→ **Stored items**
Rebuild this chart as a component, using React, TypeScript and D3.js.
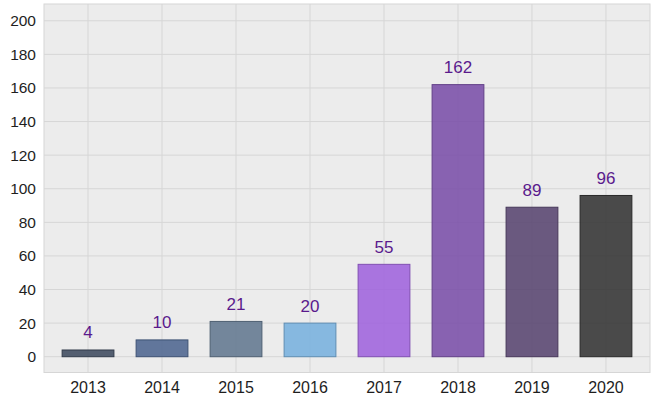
import React from 'react';
import * as d3 from 'd3';

const years = ['2013', '2014', '2015', '2016', '2017', '2018', '2019', '2020'];
const counts = [4, 10, 21, 20, 55, 162, 89, 96];
const barColors = ['#3e4a5e', '#4d6590', '#62778f', '#77b0de', '#9f63dd', '#7a4fa8', '#58446f', '#333333'];
const yTicks = [0, 20, 40, 60, 80, 100, 120, 140, 160, 180, 200];

const W = 655;
const H = 398;
const left = 44;
const right = 650;
const top = 4;
const bottom = 372.5;

export default function App() {
  const x = d3.scaleBand().domain(years).range([left, right]).paddingInner(0.3).paddingOuter(0.245);
  const y = d3.scaleLinear().domain([-9.4, 210]).range([bottom, top]);
  const font = '"Liberation Sans", Arial, Helvetica, sans-serif';

  return (
    <svg width={W} height={H} style={{ position: 'absolute', left: 0, top: 0 }} fontFamily={font}>
      <rect x={left} y={top} width={right - left} height={bottom - top} fill="#ececec" stroke="#d6d6d6" />
      {/* horizontal grid */}
      {yTicks.map((t) => (
        <line key={'h' + t} x1={left} x2={right} y1={y(t)} y2={y(t)} stroke="#d6d6d6" strokeWidth={1} />
      ))}
      {/* vertical grid at category centers */}
      {years.map((yr) => {
        const cx = (x(yr) as number) + x.bandwidth() / 2;
        return <line key={'v' + yr} x1={cx} x2={cx} y1={top} y2={bottom} stroke="#d6d6d6" strokeWidth={1} />;
      })}
      {/* bars */}
      {years.map((yr, i) => (
        <rect
          key={'b' + yr}
          x={x(yr)}
          y={y(counts[i])}
          width={x.bandwidth()}
          height={y(0) - y(counts[i])}
          fill={barColors[i]}
          fillOpacity={0.88}
          stroke={d3.color(barColors[i])!.darker(0.6).formatHex()}
          strokeWidth={1}
        />
      ))}
      {/* value labels */}
      {years.map((yr, i) => (
        <text
          key={'l' + yr}
          x={(x(yr) as number) + x.bandwidth() / 2}
          y={y(counts[i]) - 11.5}
          textAnchor="middle"
          fontSize={17}
          fill="#5a1a8c"
        >
          {counts[i]}
        </text>
      ))}
      {/* y tick labels */}
      {yTicks.map((t) => (
        <text key={'yt' + t} x={36} y={y(t) + 5.5} textAnchor="end" fontSize={15.5} fill="#1e1e1e">
          {t}
        </text>
      ))}
      {/* x tick labels */}
      {years.map((yr) => (
        <text
          key={'xt' + yr}
          x={(x(yr) as number) + x.bandwidth() / 2}
          y={393}
          textAnchor="middle"
          fontSize={16}
          fill="#1e1e1e"
        >
          {yr}
        </text>
      ))}
    </svg>
  );
}
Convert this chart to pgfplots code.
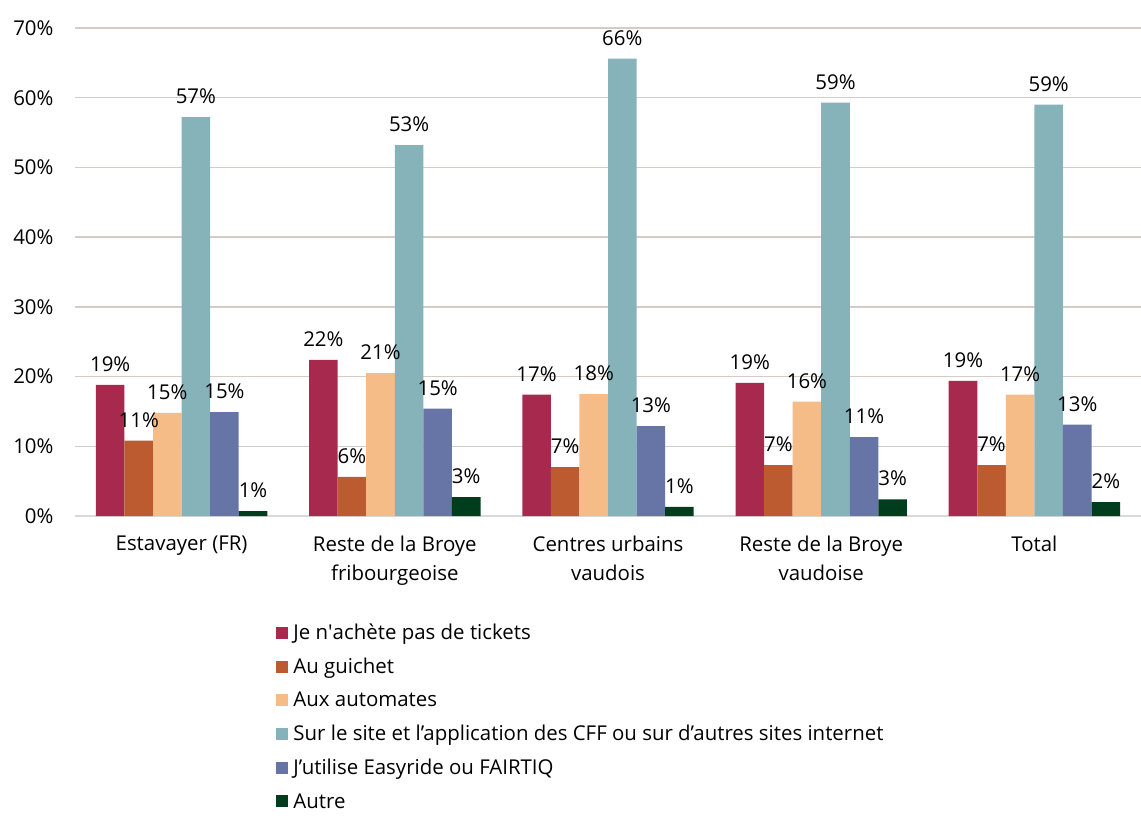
\documentclass[border=0pt]{standalone}
\usepackage{pgfplots}
\pgfplotsset{compat=1.18}
\usepackage{fontspec}
\setmainfont{Open Sans}[Ligatures={NoCommon}]
\definecolor{c1}{RGB}{167,41,78}
\definecolor{c2}{RGB}{188,90,48}
\definecolor{c3}{RGB}{245,188,136}
\definecolor{c4}{RGB}{134,179,185}
\definecolor{c5}{RGB}{102,117,166}
\definecolor{c6}{RGB}{0,61,30}
\definecolor{gridc}{RGB}{214,204,199}
\definecolor{basec}{RGB}{217,217,217}
\newcommand{\ff}{\fontsize{20.5}{24}\selectfont}
\begin{document}
\begin{tikzpicture}
\begin{axis}[name=ax, scale only axis, width=1066bp, height=488bp,
  xmin=-0.5, xmax=4.5, ymin=0, ymax=70,
  ybar=0pt, bar width=0.134,
  xtick={0,1,2,3,4},
  xticklabels={Estavayer (FR), Reste de la Broye\\fribourgeoise, Centres urbains\\vaudois, Reste de la Broye\\vaudoise, Total},
  xticklabel style={align=center, font=\fontsize{20.5}{29.5}\selectfont, yshift=-16bp},
  ytick={10,20,30,40,50,60,70},
  yticklabels={10\%,20\%,30\%,40\%,50\%,60\%,70\%},
  extra y ticks={0}, extra y tick labels={0\%},
  extra y tick style={grid style={draw=basec, line width=1.8bp}},
  ymajorgrids, grid style={draw=gridc, line width=1.5bp},
  major tick length=0pt,
  axis line style={draw=none},
  yticklabel style={font=\ff, xshift=-18bp},
  nodes near coords, point meta=explicit symbolic,
  every node near coord/.append style={font=\ff, anchor=south, inner sep=0pt, yshift=13bp, text=black},
  legend style={at={(0.186,-0.213)}, anchor=north west, draw=none, fill=none, font=\ff, row sep=13bp, legend cell align=left,
    nodes={inner xsep=5bp}},
  legend image code/.code={\fill[#1] (0bp,-6bp) rectangle (12bp,6bp);},
]
\addplot[fill=c1, draw=none] coordinates {(0,18.8) [19\%] (1,22.4) [22\%] (2,17.4) [17\%] (3,19.1) [19\%] (4,19.4) [19\%]};
\addplot[fill=c2, draw=none] coordinates {(0,10.8) [11\%] (1,5.6) [6\%] (2,7.0) [7\%] (3,7.3) [7\%] (4,7.3) [7\%]};
\addplot[fill=c3, draw=none] coordinates {(0,14.8) [15\%] (1,20.5) [21\%] (2,17.5) [18\%] (3,16.4) [16\%] (4,17.4) [17\%]};
\addplot[fill=c4, draw=none] coordinates {(0,57.2) [57\%] (1,53.2) [53\%] (2,65.6) [66\%] (3,59.3) [59\%] (4,59.0) [59\%]};
\addplot[fill=c5, draw=none] coordinates {(0,14.9) [15\%] (1,15.4) [15\%] (2,12.9) [13\%] (3,11.3) [11\%] (4,13.1) [13\%]};
\addplot[fill=c6, draw=none] coordinates {(0,0.7) [1\%] (1,2.7) [3\%] (2,1.3) [1\%] (3,2.4) [3\%] (4,2.0) [2\%]};
\legend{Je n\textquotesingle achète pas de tickets, Au guichet, Aux automates, Sur le site et l’application des CFF ou sur d’autres sites internet, J’utilise Easyride ou FAIRTIQ, Autre}
\end{axis}
\pgfresetboundingbox
\path ([xshift=-75bp,yshift=-302bp]ax.south west) rectangle ([yshift=28bp]ax.north east);
\end{tikzpicture}
\end{document}
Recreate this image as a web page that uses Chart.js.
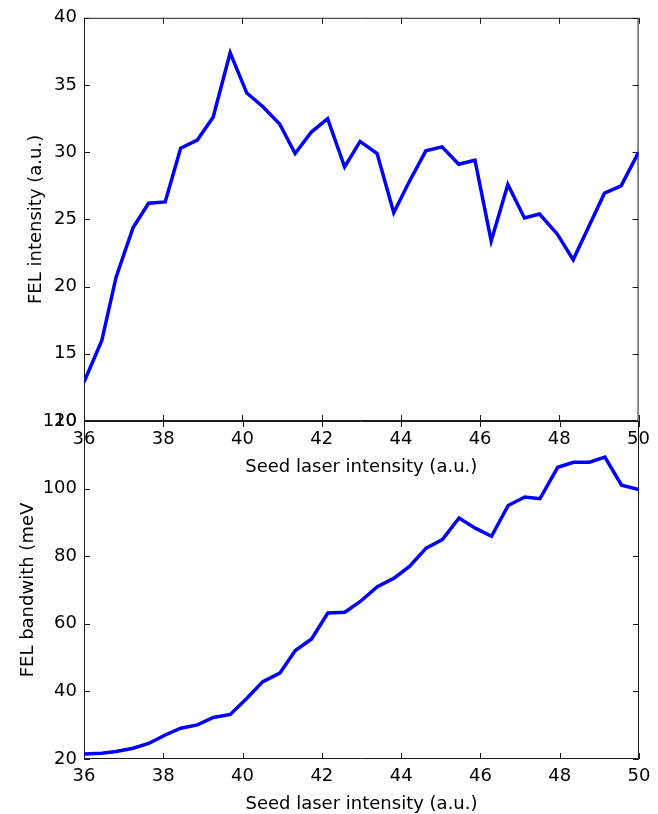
<!DOCTYPE html>
<html><head><meta charset="utf-8">
<script src="https://cdn.jsdelivr.net/npm/chart.js@4/dist/chart.umd.min.js"></script>
<style>
html,body{margin:0;padding:0;background:#fff;}
#wrap{position:relative;width:658px;height:814px;overflow:hidden;background:#fff;}
canvas{position:absolute;left:0;top:0;}
</style></head><body>
<div id="wrap"><canvas id="c1" width="658" height="500"></canvas><canvas id="c2" width="658" height="840"></canvas></div>
<script>
// ---- data ----
const seedIntensity = [36, 36.45, 36.81, 37.24, 37.63, 38.05, 38.44, 38.86, 39.26, 39.69, 40.11, 40.51, 40.94, 41.33, 41.74, 42.15, 42.58, 42.97, 43.40, 43.82, 44.21, 44.63, 45.04, 45.46, 45.87, 46.28, 46.70, 47.12, 47.50, 47.95, 48.35, 48.75, 49.14, 49.56, 50];
const felIntensity = [12.9, 16.0, 20.7, 24.4, 26.2, 26.3, 30.3, 30.9, 32.6, 37.4, 34.4, 33.4, 32.1, 29.9, 31.5, 32.5, 28.9, 30.8, 29.9, 25.5, 27.8, 30.1, 30.4, 29.1, 29.4, 23.4, 27.6, 25.1, 25.4, 23.9, 22.0, 24.5, 26.95, 27.5, 30.0];
const felBandwidth = [21.5, 21.7, 22.2, 23.2, 24.6, 27.1, 29.1, 30.1, 32.3, 33.2, 38.0, 42.9, 45.4, 52.1, 55.5, 63.2, 63.4, 66.6, 71.0, 73.5, 77.0, 82.4, 84.9, 91.3, 88.3, 85.9, 95.0, 97.5, 97.0, 106.3, 107.8, 107.8, 109.3, 101.0, 99.7];
const xTicks = [36, 38, 40, 42, 44, 46, 48, 50];
const intensityTicks = [10, 15, 20, 25, 30, 35, 40];
const bandwidthTicks = [20, 40, 60, 80, 100, 120];
const xLabel = 'Seed laser intensity (a.u.)';
const yLabelTop = 'FEL intensity (a.u.)';
const yLabelBottom = 'FEL bandwith (meV';

Chart.defaults.font.family = "'DejaVu Sans', sans-serif";
Chart.defaults.font.size = 18;
Chart.defaults.color = '#000';

const AXIS = '#1a1a1a';
const TICK = 6;

const framePlugin = {
  id: 'frame',
  beforeDatasetsDraw(chart) {
    const {ctx, chartArea: {left, right, top, bottom}, scales: {x, y}} = chart;
    ctx.save();
    ctx.strokeStyle = AXIS;
    ctx.lineWidth = 1;
    ctx.beginPath();
    ctx.rect(left + 0.5, top + 0.5, right - left - 1, bottom - top - 1);
    x.ticks.forEach(t => {
      const px = Math.round(x.getPixelForValue(t.value)) + 0.5;
      ctx.moveTo(px, bottom); ctx.lineTo(px, bottom - TICK);
      ctx.moveTo(px, top); ctx.lineTo(px, top + TICK);
    });
    y.ticks.forEach(t => {
      const py = Math.round(y.getPixelForValue(t.value)) + 0.5;
      ctx.moveTo(left, py); ctx.lineTo(left + TICK, py);
      ctx.moveTo(right, py); ctx.lineTo(right - TICK, py);
    });
    ctx.stroke();
    ctx.restore();
  }
};

function pts(ys) { return seedIntensity.map((v, i) => ({x: v, y: ys[i]})); }

function makeChart(id, values, yMin, yMax, yTicks, yTitle, yTitlePad, padTop, xH, xTickPad, xTitlePad) {
  return new Chart(document.getElementById(id), {
    type: 'line',
    data: {datasets: [{
      data: pts(values),
      borderColor: '#0000ff',
      borderWidth: 3.5,
      pointRadius: 0,
      tension: 0,
      borderJoinStyle: 'miter',
      fill: false
    }]},
    options: {
      responsive: false,
      animation: false,
      devicePixelRatio: 1,
      layout: {padding: {left: 0, right: 19, top: padTop, bottom: 0}},
      plugins: {legend: {display: false}, tooltip: {enabled: false}},
      scales: {
        x: {
          type: 'linear', min: 36, max: 50,
          afterBuildTicks: s => { s.ticks = xTicks.map(v => ({value: v})); },
          grid: {display: false, drawTicks: false},
          border: {display: false},
          ticks: {padding: xTickPad, maxRotation: 0, autoSkip: false, color: '#000'},
          title: {display: true, text: xLabel, color: '#000', padding: {top: 0, bottom: xTitlePad}},
          afterFit: s => { s.height = xH; }
        },
        y: {
          type: 'linear', min: yMin, max: yMax,
          afterBuildTicks: s => { s.ticks = yTicks.map(v => ({value: v})); },
          grid: {display: false, drawTicks: false},
          border: {display: false},
          ticks: {padding: 7, color: '#000'},
          title: {display: true, text: yTitle, color: '#000', padding: {top: yTitlePad, bottom: 0}},
          afterFit: s => { s.width = 84; }
        }
      }
    },
    plugins: [framePlugin]
  });
}

makeChart('c1', felIntensity, 10, 40, intensityTicks, yLabelTop, 26, 17, 79, 8, 21.5);
makeChart('c2', felBandwidth, 20, 120, bandwidthTicks, yLabelBottom, 18, 421, 81, 6.4, 24.5);
</script>
</body></html>
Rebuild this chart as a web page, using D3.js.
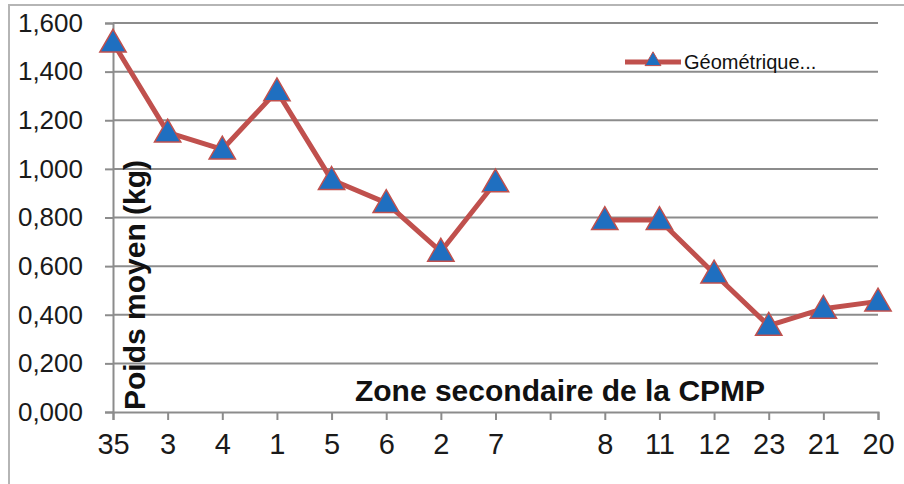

→ **Problem to solve**
Write out, word for word, the lines from the start of the data through the one holding "const bottom = 372.5;". Omit pictures.

→ **Full response**
Rebuild this chart as a component, using React, TypeScript and D3.js.
import React from 'react';
import * as d3 from 'd3';

const years = ['2013', '2014', '2015', '2016', '2017', '2018', '2019', '2020'];
const counts = [4, 10, 21, 20, 55, 162, 89, 96];
const barColors = ['#3e4a5e', '#4d6590', '#62778f', '#77b0de', '#9f63dd', '#7a4fa8', '#58446f', '#333333'];
const yTicks = [0, 20, 40, 60, 80, 100, 120, 140, 160, 180, 200];

const W = 655;
const H = 398;
const left = 44;
const right = 650;
const top = 4;
const bottom = 372.5;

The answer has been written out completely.